Graduation parties herald the summer vacation. Initially, the ceremonies were held to reward outstanding pupils and take a look back at the past academic year so that parents can be carried along.
But this is no longer the case.
The razzmatazz that accompanies graduation parties now leaves a bad taste in the mouth. Apart from the fact that parents are made to cough out money for the parties, these ceremonies put a lot of parents under unnecessary pressure. You have to provide clothes and shoes demanded by the school.
Who is to blame for these excesses? Is it the parents or the school?
For the school, the issue of graduating pupils from nursery to primary appeared unreasonable at first. It was copied from schools abroad where pupils graduate from play school to regular schools, and that’s because they are just regular school starts at the age of five. But before we knew it, we replicated it in Nigerian schools, even though our start school as early as possible.
Parents reacted badly at first, but with what I witnessed during the last graduation party I attended, I think parents are now happy with it. Every parent wants to see their kids decked in a graduation gown, age or class notwithstanding. The beautiful thing, to them, was that their kids were moving ahead to another level in life.
However, the owambe spirit that has been imported into our children’s schools will not let us be great. The spirit of competition has taken over the parties. I couldn’t believe what my eyes saw in a school in Abuja. My findings revealed that this happened in almost all schools in my environment. I asked the kids living around me if they had graduation parties and they went on to tell me how they ate rice and people came with cakes.
I saw with my own eyes how parents came with heavy coolers of jollof with coleslaw, egusi and semo, and some other draw soup I couldn’t identify. They strategically placed a giant cake shaped like a handbag and ball in the middle. All for a child who just graduated from the nursery class. I was dumbfounded.
A little walk around the tent showed that this was going on everywhere around me. I kept on seeing heavy coolers. Someone was in the middle dishing out the food. They even invited guests to their kid’s nursery graduation.
If the sole intent of including nursery pupils in the graduation ceremony was to make them look forward to a higher academic achievement and prepare them for the days ahead, then, to what intent was the food and invited guests.
The graduation was done on a working day but I was bewildered to see the place filled up with parents, mostly women who refused to go to work or probably took an excuse to attend the important grad. Since a lot of schools in Abuja had their parties around the same period, it must have been like a public holiday in many offices.
What is education turning to in Nigeria? A fanfare? A competition among parents to show who has the most money or who can pull the largest crowd to their kid’s graduation? An avenue for schools to fleece money out of parents who don’t seem to mind anymore?
You stop to wonder when you see all the pictures on Facebook later with captions like #myEzegraduated today, #Godwin, #Proudmum, etc.
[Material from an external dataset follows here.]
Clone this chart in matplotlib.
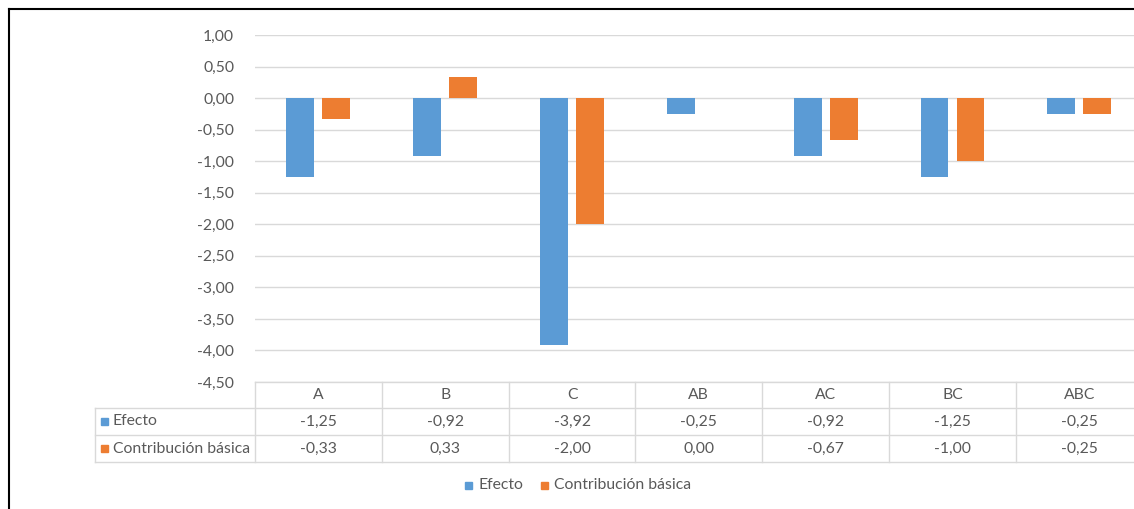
import matplotlib
matplotlib.use("Agg")
import matplotlib.pyplot as plt
import matplotlib.transforms as mtransforms
from matplotlib.lines import Line2D
from matplotlib.patches import Rectangle
import numpy as np

categories = ["A", "B", "C", "AB", "AC", "BC", "ABC"]
efecto = [-1.25, -0.92, -3.92, -0.25, -0.92, -1.25, -0.25]
contribucion = [-0.33, 0.33, -2.00, 0.00, -0.67, -1.00, -0.25]
series_names = ["Efecto", "Contribución básica"]
y_ticks = [1.0, 0.5, 0.0, -0.5, -1.0, -1.5, -2.0, -2.5, -3.0, -3.5, -4.0, -4.5]

BLUE = "#5B9BD5"
ORANGE = "#ED7D31"
GRID = "#D9D9D9"
TEXT = "#595959"
FS = 11.3

W, H = 1134, 509
plt.rcParams["font.family"] = ["Lato", "DejaVu Sans"]


def fx(x):
    return x / W


def fy(y):
    return 1 - y / H


def fmt(v):
    return f"{v:.2f}".replace(".", ",")


fig = plt.figure(figsize=(W / 100, H / 100), dpi=100)
fig.patch.set_facecolor("white")

# plot area (right side runs a little past the figure edge)
left, right, top, bottom = 255, 1142.7, 35, 382
ax = fig.add_axes([fx(left), fy(bottom), fx(right - left), fy(top) - fy(bottom)])
ax.set_xlim(-0.5, len(categories) - 0.5)
ax.set_ylim(-4.5, 1.0)

x = np.arange(len(categories))
bw = 0.22
off = 0.142
ax.bar(x - off, efecto, bw, color=BLUE, linewidth=0, zorder=3)
ax.bar(x + off, contribucion, bw, color=ORANGE, linewidth=0, zorder=3)

ax.set_yticks(y_ticks)
ax.set_yticklabels([fmt(v) for v in y_ticks], color=TEXT, fontsize=FS)
ax.tick_params(axis="y", length=0, pad=15)
ax.set_xticks([])
for s in ax.spines.values():
    s.set_visible(False)
ax.yaxis.grid(True, color=GRID, linewidth=1)
ax.set_axisbelow(True)

# data table under the plot
trans = mtransforms.blended_transform_factory(ax.transData, fig.transFigure)
rows_y = [382, 407.5, 435.3, 462]
n = len(categories)
# horizontal lines
fig.add_artist(Line2D([-0.5, n - 0.5], [fy(rows_y[0])] * 2, transform=trans, color=GRID, lw=1))
for ry in rows_y[1:]:
    fig.add_artist(Line2D([fx(94.5), fx(right)], [fy(ry)] * 2, color=GRID, lw=1))
# vertical lines
for i in range(n + 1):
    fig.add_artist(Line2D([i - 0.5] * 2, [fy(rows_y[0]), fy(rows_y[3])], transform=trans, color=GRID, lw=1))
fig.add_artist(Line2D([fx(94.5)] * 2, [fy(rows_y[1]), fy(rows_y[3])], color=GRID, lw=1))

for i, cat in enumerate(categories):
    cy = (rows_y[0] + rows_y[1]) / 2
    fig.text(i, fy(cy), cat, transform=trans, ha="center", va="center", color=TEXT, fontsize=FS)
for r, (vals, col) in enumerate([(efecto, BLUE), (contribucion, ORANGE)]):
    cy = (rows_y[r + 1] + rows_y[r + 2]) / 2
    for i, v in enumerate(vals):
        fig.text(i, fy(cy), fmt(v), transform=trans, ha="center", va="center", color=TEXT, fontsize=FS)
    fig.add_artist(Rectangle((fx(101), fy(cy + 3.5)), fx(7), fy(0) - fy(7), color=col))
    fig.text(fx(113), fy(cy), series_names[r], ha="left", va="center", color=TEXT, fontsize=FS)

# legend
leg_y = 485
for sx, tx, col, name in [(465, 478, BLUE, series_names[0]), (541, 554, ORANGE, series_names[1])]:
    fig.add_artist(Rectangle((fx(sx), fy(leg_y + 3.5)), fx(7), fy(0) - fy(7), color=col))
    fig.text(fx(tx), fy(leg_y), name, ha="left", va="center", color=TEXT, fontsize=FS)

# chart frame
fig.add_artist(Line2D([fx(8.5), fx(8.5)], [fy(8.5), 0], color="black", lw=1.5))
fig.add_artist(Line2D([fx(8.5), 1], [fy(8.5), fy(8.5)], color="black", lw=1.5))

fig.savefig("out.png", dpi=100)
It is just to show off.
I was also at a school’s end of year party last December where all the teachers wore matching asoebi like it was a carnival. Maybe I am odd. But in order to check my oddity, I decided to ask my work colleague what she thought about kids and their graduation ceremony. I sought her permission before writing this. She said:
I don’t see anything bad in it. If I have the money, I will also pull it off. My two kids are graduating next year; one to primary 1 and the other is leaving primary school. I have budgeted 100k for their graduation parties and since my oldest daughter will be clocking 10 as well, it will be a double celebration. I will cook and bake cake as well. We will also budget separate money for pictures.
What do you think? Do you stand with my colleague? Or you feel the owambe spirit is taking over every sphere of our existence? How did your kid’s graduation parties go?